John McCain campaigning through poverty-stricken cities and towns opposes equal pay for women but arranges favors for cronies.
McCain’s assistance came to light in a New York Times front-page story Tuesday, thrusting Seaside’s real estate machinations with Fort Ord into the national campaign spotlight.
Diamond, 80, stated in Monterey County court records that on several occasions he asked McCain to intercede in Seaside water and real estate affairs, and local officials say he boasted of his close friendship with the senator. According to McCain’s campaign Web site, Diamond has raised more than $250,000 for the senator’s presidential bid.
“Keep in mind there is another $100 million opportunity just across the road if we are in a position to influence ownership of water …” Diamond’s associate Donald Pitt wrote in a memo.
In a 1998 memo to Pitt, Diamond wrote, “I also heard that there is additional land that Seaside is getting from the Army and that could make this an even bigger play than we thought.”
They set their sights on the opulent Bayonet and Black Horse golf course developments, and Diamond again asked McCain for support in a deal Diamond described in the court records as a “love fest.” Also known as The Fairmont, the development project now includes the renovation of the golf courses, a 330-room hotel, 125 homes and 170 timeshare units.
Diamond’s partnership, Seaside Resort Development, submitted a thick packet to Seaside officials in response to the city’s solicitation of golf course resort developers. The packet included a hearty letter of endorsement for Diamond on McCain’s senate letterhead and signed by McCain, along with letters from a couple of other Arizona politicians.
Don Jordan, a Seaside councilman who was mayor from 1994 to 1998, said he never saw McCain’s letter.
Letters of support
McCain’s letter was among appoximately a dozen from politicians, businesses and local officials in support of Diamond. U.S. Sen. John Kyl, R-Ariz., and a congressman at the time, Rep. Jim Kolbe, R-Ariz., also sent letters of support.
In his letter, McCain called Diamond “an uncommonly dedicated public citizen … and a close personal friend.”
“You get letters from people for their development all the time,” Jordan said.
Jordan said he seldom talked to Diamond because most of the negotiations about the project were handled by city administrators and the operators of the golf courses.
It wasn’t until after Jordan was defeated for re-election in 1998 and left the council that Seaside finalized the golf deal with Diamond. He said he hadn’t heard any mention of McCain in connection with Diamond until this week’s news reports.
Daniel Keen, the city manager of Seaside from 2000 to 2004, said the deal over the Seaside golf course and resorts mostly was completed by the time he started with the city.
But Keen, who is manager of the city of Novato, said he recalls discussions with Diamond and his partner Donald Pitt about the project in which “references to McCain were inserted in a lot of conversations.”
Dropping names
Keen said at times Diamond raised McCain’s name “just in passing.”
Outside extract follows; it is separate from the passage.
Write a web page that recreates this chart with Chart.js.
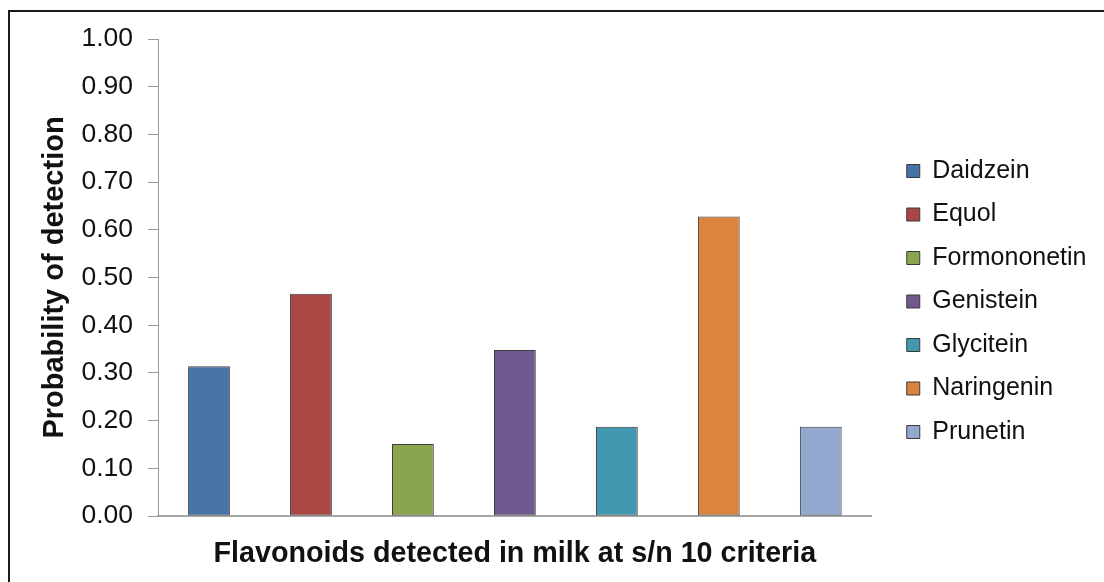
<!DOCTYPE html>
<html>
<head>
<meta charset="utf-8">
<script src="https://cdn.jsdelivr.net/npm/chart.js@4/dist/chart.umd.min.js"></script>
<style>
  html, body { margin: 0; padding: 0; background: #fff; overflow: hidden; }
  #wrap { position: relative; width: 1104px; height: 582px; }
  #frame { position: absolute; left: 8px; top: 10px; width: 1200px; height: 700px; border: 2px solid #1a1a1a; box-sizing: border-box; }
  canvas { position: absolute; left: 0; top: 0; }
</style>
</head>
<body>
<div id="wrap">
  <div id="frame"></div>
  <canvas id="c" width="1104" height="582"></canvas>
</div>
<script>
const categories = [''];
const seriesNames = ['Daidzein', 'Equol', 'Formononetin', 'Genistein', 'Glycitein', 'Naringenin', 'Prunetin'];
const seriesValues = [0.314, 0.466, 0.151, 0.348, 0.187, 0.628, 0.187];
const seriesColors = ['#4572A7', '#AA4643', '#89A54E', '#71588F', '#4198AF', '#DB843D', '#93A9CF'];
const yTicks = [0.00, 0.10, 0.20, 0.30, 0.40, 0.50, 0.60, 0.70, 0.80, 0.90, 1.00];
const xTitle = 'Flavonoids detected in milk at s/n 10 criteria';
const yTitle = 'Probability of detection';

const FONT = "'Liberation Sans', Arial, sans-serif";

const datasets = seriesNames.map((name, i) => ({
  label: name,
  data: [seriesValues[i]],
  backgroundColor: seriesColors[i],
  borderColor: '#3a3a3a',
  borderWidth: 1,
  borderSkipped: false,
  categoryPercentage: 1.0,
  barPercentage: 0.41
}));

// push the legend away from the plot area (gap between plot and legend)
const legendShift = {
  id: 'legendShift',
  afterLayout(chart) {
    const lg = chart.legend;
    if (lg) { lg.left += 16.5; lg.right += 16.5; }
  }
};

new Chart(document.getElementById('c'), {
  type: 'bar',
  data: { labels: categories, datasets },
  plugins: [legendShift],
  options: {
    responsive: false,
    animation: false,
    layout: { padding: { top: 39, left: 20, right: 24, bottom: 0 } },
    plugins: {
      tooltip: { enabled: false },
      legend: {
        position: 'right',
        fullSize: false,
        title: { display: true, text: '', font: { size: 1 }, padding: { top: 46.8, bottom: 0 } },
        labels: {
          color: '#111',
          font: { family: FONT, size: 25 },
          boxWidth: 13,
          boxHeight: 13,
          padding: 18.5
        }
      }
    },
    scales: {
      x: {
        offset: true,
        grid: { display: false },
        border: { display: true, color: '#a6a6a6', width: 2 },
        ticks: { display: false },
        title: {
          display: true, text: xTitle, color: '#111',
          font: { family: FONT, size: 28.7, weight: 'bold' },
          padding: { top: 0, bottom: 11 }
        },
        afterFit: s => { s.height = 66; }
      },
      y: {
        min: 0, max: 1,
        afterBuildTicks: s => { s.ticks = yTicks.map(v => ({ value: v })); },
        grid: { drawOnChartArea: false, drawTicks: true, tickLength: 10, color: '#999999' },
        border: { display: true, color: '#999999', width: 1 },
        ticks: {
          color: '#111',
          font: { family: FONT, size: 26.5 },
          padding: 15,
          callback: v => Number(v).toFixed(2)
        },
        title: {
          display: true, text: yTitle, color: '#111',
          font: { family: FONT, size: 29, weight: 'bold' },
          padding: { top: 18, bottom: 0 }
        },
        afterFit: s => { s.width = 138; }
      }
    }
  }
});
</script>
</body>
</html>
“If you got to know Diamond, he was very gregarious, very wealthy and he liked to talk about his wealth,” Keen said. “McCain’s name came up from time to time. They were involved in Arizona. That’s how I know he had some kind of relationship.”
In 2002, McCain’s help was again requested when there was a plan for a land swap on Fort Ord to address water issues, Keen said.
Keen said Diamond brought up McCain as a possible means of getting “the Army coaxed along to do the swap.”
McCain steps away
In May of that year, according to court records, Keen wrote in a letter to Diamond: “Once again, on behalf of the City of Seaside, we appreciate any assistance you can provide in helping us ‘revive’ the swap proposal.”
Diamond sent a letter to McCain that included two Herald articles about water shortages on the Peninsula and in North Monterey County, writing “I would appreciate it if you would follow up and drop a line to the city manager of Seaside.”
But Diamond said something was going on with McCain’s chairmanship of the Senate Commerce Committee at the time, “and John said that he would rather not get involved, he didn’t think it was right. And I said, ‘Okay, thank you.'”
In a 2003 deposition, Diamond was unapologetic about asking McCain for help with his projects. A message left by The Herald at Diamond’s business office in Tucson was not returned Tuesday.
Diamond said he knew “a lot of the senators and congressmen,” because he was a lobbyist for the American Israeli Public Affairs Committee. But his friendship with McCain, he said, went back to the times “he got out of the concentration camp,” referring to McCain’s days as a prisoner of war.